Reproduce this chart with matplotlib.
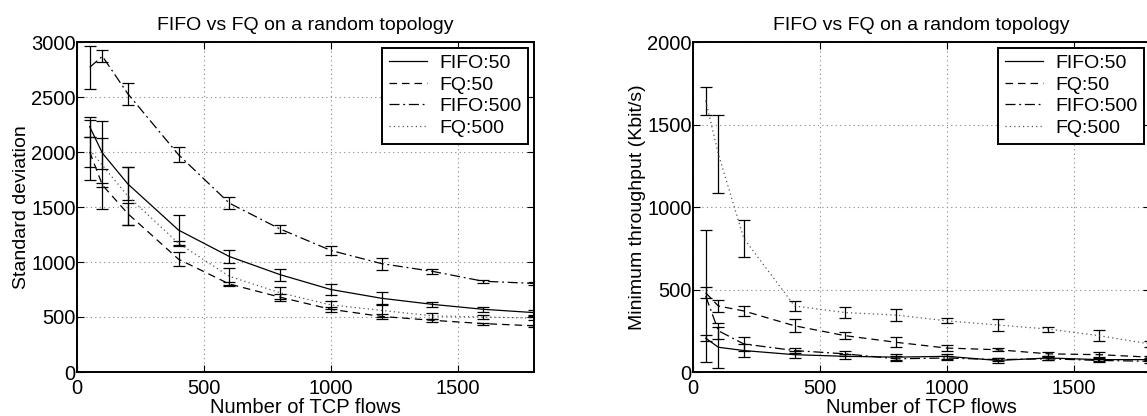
import matplotlib
matplotlib.use('Agg')
import matplotlib.pyplot as plt
from matplotlib.lines import Line2D

plt.rcParams['font.family'] = ['Liberation Sans', 'DejaVu Sans']

# number of TCP flows
flows = [50, 100, 200, 400, 600, 800, 1000, 1200, 1400, 1600, 1800]
labels = ['FIFO:50', 'FQ:50', 'FIFO:500', 'FQ:500']

# standard deviation (left)
std_fifo50 = [2230, 1990, 1710, 1290, 1050, 885, 750, 670, 615, 570, 540]
std_fifo50_err = [90, 140, 150, 135, 55, 55, 50, 60, 25, 20, 20]
std_fq50 = [2000, 1700, 1440, 1025, 800, 680, 570, 505, 470, 440, 420]
std_fq50_err = [140, 20, 100, 65, 20, 30, 25, 25, 15, 10, 10]
std_fifo500 = [2770, 2870, 2530, 1975, 1535, 1300, 1105, 985, 915, 825, 805]
std_fifo500_err = [195, 55, 100, 70, 55, 40, 45, 55, 25, 15, 10]
std_fq500 = [2020, 1880, 1600, 1170, 870, 720, 610, 560, 510, 500, 490]
std_fq500_err = [270, 400, 260, 20, 80, 55, 35, 60, 25, 20, 20]

# minimum throughput in Kbit/s (right)
min_fifo50 = [205, 150, 130, 105, 95, 90, 95, 70, 85, 75, 75]
min_fifo50_err = [20, 125, 40, 20, 15, 20, 15, 15, 10, 10, 10]
min_fq50 = [480, 400, 370, 280, 220, 180, 145, 135, 110, 105, 90]
min_fq50_err = [33, 38, 30, 40, 20, 30, 20, 10, 10, 15, 10]
min_fifo500 = [460, 250, 170, 130, 110, 80, 85, 75, 80, 70, 65]
min_fifo500_err = [400, 50, 40, 15, 15, 15, 10, 10, 10, 10, 10]
min_fq500 = [1645, 1320, 810, 400, 360, 345, 310, 285, 260, 220, 170]
min_fq500_err = [85, 235, 110, 30, 35, 35, 15, 35, 15, 35, 20]

styles = ['-', (0, (6, 4)), (0, (8, 3, 1.5, 3)), (0, (1, 2.5))]
colors = ['black', 'black', 'black', '#555555']


def draw_panel(ax, series, errs, ylim, yticks, ylabel):
    handles = []
    for y, e, ls, c, lab in zip(series, errs, styles, colors, labels):
        ax.errorbar(flows, y, yerr=e, color=c, ecolor='black', elinewidth=0.9,
                    capsize=4.5, capthick=0.9, lw=0.9, linestyle=ls)
        handles.append(Line2D([], [], color=c, lw=0.9, linestyle=ls, label=lab))
    ax.set_xlim(0, 1800)
    ax.set_ylim(*ylim)
    ax.set_xticks([0, 500, 1000, 1500])
    ax.set_yticks(yticks)
    ax.grid(True, linestyle=(0, (1, 3)), color='#888888', lw=0.8)
    ax.tick_params(direction='in', length=5, labelsize=14.5, pad=1, top=True, right=True)
    ax.tick_params(axis='x', pad=5)
    for s in ax.spines.values():
        s.set_linewidth(1.4)
    ax.set_title('FIFO vs FQ on a random topology', fontsize=14, pad=9)
    ax.set_xlabel('Number of TCP flows', fontsize=14.5, labelpad=0)
    ax.set_ylabel(ylabel, fontsize=14, labelpad=1)
    leg = ax.legend(handles=handles, loc='upper right', fontsize=14, fancybox=False,
                    framealpha=1, edgecolor='black', handlelength=2.0,
                    borderaxespad=0.3, labelspacing=0.2, borderpad=0.35,
                    handletextpad=0.6)
    leg.get_frame().set_linewidth(1.4)


fig = plt.figure(figsize=(11.47, 4.16), dpi=100)
ax1 = fig.add_axes([77 / 1147, 44 / 416, 457 / 1147, 330 / 416])
ax2 = fig.add_axes([693 / 1147, 44 / 416, 457 / 1147, 330 / 416])

draw_panel(ax1, [std_fifo50, std_fq50, std_fifo500, std_fq500],
           [std_fifo50_err, std_fq50_err, std_fifo500_err, std_fq500_err],
           (0, 3000), [0, 500, 1000, 1500, 2000, 2500, 3000], 'Standard deviation')
draw_panel(ax2, [min_fifo50, min_fq50, min_fifo500, min_fq500],
           [min_fifo50_err, min_fq50_err, min_fifo500_err, min_fq500_err],
           (0, 2000), [0, 500, 1000, 1500, 2000], 'Minimum throughput (Kbit/s)')

fig.savefig('out.png', dpi=100)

###

- Requirements -
Omit every picture, then repeat the remaining data exactly as it appears above.

- Answer for this exercise -
Reproduce this chart with matplotlib.
import matplotlib
matplotlib.use('Agg')
import matplotlib.pyplot as plt
from matplotlib.lines import Line2D

plt.rcParams['font.family'] = ['Liberation Sans', 'DejaVu Sans']

# number of TCP flows
flows = [50, 100, 200, 400, 600, 800, 1000, 1200, 1400, 1600, 1800]
labels = ['FIFO:50', 'FQ:50', 'FIFO:500', 'FQ:500']

# standard deviation (left)
std_fifo50 = [2230, 1990, 1710, 1290, 1050, 885, 750, 670, 615, 570, 540]
std_fifo50_err = [90, 140, 150, 135, 55, 55, 50, 60, 25, 20, 20]
std_fq50 = [2000, 1700, 1440, 1025, 800, 680, 570, 505, 470, 440, 420]
std_fq50_err = [140, 20, 100, 65, 20, 30, 25, 25, 15, 10, 10]
std_fifo500 = [2770, 2870, 2530, 1975, 1535, 1300, 1105, 985, 915, 825, 805]
std_fifo500_err = [195, 55, 100, 70, 55, 40, 45, 55, 25, 15, 10]
std_fq500 = [2020, 1880, 1600, 1170, 870, 720, 610, 560, 510, 500, 490]
std_fq500_err = [270, 400, 260, 20, 80, 55, 35, 60, 25, 20, 20]

# minimum throughput in Kbit/s (right)
min_fifo50 = [205, 150, 130, 105, 95, 90, 95, 70, 85, 75, 75]
min_fifo50_err = [20, 125, 40, 20, 15, 20, 15, 15, 10, 10, 10]
min_fq50 = [480, 400, 370, 280, 220, 180, 145, 135, 110, 105, 90]
min_fq50_err = [33, 38, 30, 40, 20, 30, 20, 10, 10, 15, 10]
min_fifo500 = [460, 250, 170, 130, 110, 80, 85, 75, 80, 70, 65]
min_fifo500_err = [400, 50, 40, 15, 15, 15, 10, 10, 10, 10, 10]
min_fq500 = [1645, 1320, 810, 400, 360, 345, 310, 285, 260, 220, 170]
min_fq500_err = [85, 235, 110, 30, 35, 35, 15, 35, 15, 35, 20]

styles = ['-', (0, (6, 4)), (0, (8, 3, 1.5, 3)), (0, (1, 2.5))]
colors = ['black', 'black', 'black', '#555555']


def draw_panel(ax, series, errs, ylim, yticks, ylabel):
    handles = []
    for y, e, ls, c, lab in zip(series, errs, styles, colors, labels):
        ax.errorbar(flows, y, yerr=e, color=c, ecolor='black', elinewidth=0.9,
                    capsize=4.5, capthick=0.9, lw=0.9, linestyle=ls)
        handles.append(Line2D([], [], color=c, lw=0.9, linestyle=ls, label=lab))
    ax.set_xlim(0, 1800)
    ax.set_ylim(*ylim)
    ax.set_xticks([0, 500, 1000, 1500])
    ax.set_yticks(yticks)
    ax.grid(True, linestyle=(0, (1, 3)), color='#888888', lw=0.8)
    ax.tick_params(direction='in', length=5, labelsize=14.5, pad=1, top=True, right=True)
    ax.tick_params(axis='x', pad=5)
    for s in ax.spines.values():
        s.set_linewidth(1.4)
    ax.set_title('FIFO vs FQ on a random topology', fontsize=14, pad=9)
    ax.set_xlabel('Number of TCP flows', fontsize=14.5, labelpad=0)
    ax.set_ylabel(ylabel, fontsize=14, labelpad=1)
    leg = ax.legend(handles=handles, loc='upper right', fontsize=14, fancybox=False,
                    framealpha=1, edgecolor='black', handlelength=2.0,
                    borderaxespad=0.3, labelspacing=0.2, borderpad=0.35,
                    handletextpad=0.6)
    leg.get_frame().set_linewidth(1.4)


fig = plt.figure(figsize=(11.47, 4.16), dpi=100)
ax1 = fig.add_axes([77 / 1147, 44 / 416, 457 / 1147, 330 / 416])
ax2 = fig.add_axes([693 / 1147, 44 / 416, 457 / 1147, 330 / 416])

draw_panel(ax1, [std_fifo50, std_fq50, std_fifo500, std_fq500],
           [std_fifo50_err, std_fq50_err, std_fifo500_err, std_fq500_err],
           (0, 3000), [0, 500, 1000, 1500, 2000, 2500, 3000], 'Standard deviation')
draw_panel(ax2, [min_fifo50, min_fq50, min_fifo500, min_fq500],
           [min_fifo50_err, min_fq50_err, min_fifo500_err, min_fq500_err],
           (0, 2000), [0, 500, 1000, 1500, 2000], 'Minimum throughput (Kbit/s)')

fig.savefig('out.png', dpi=100)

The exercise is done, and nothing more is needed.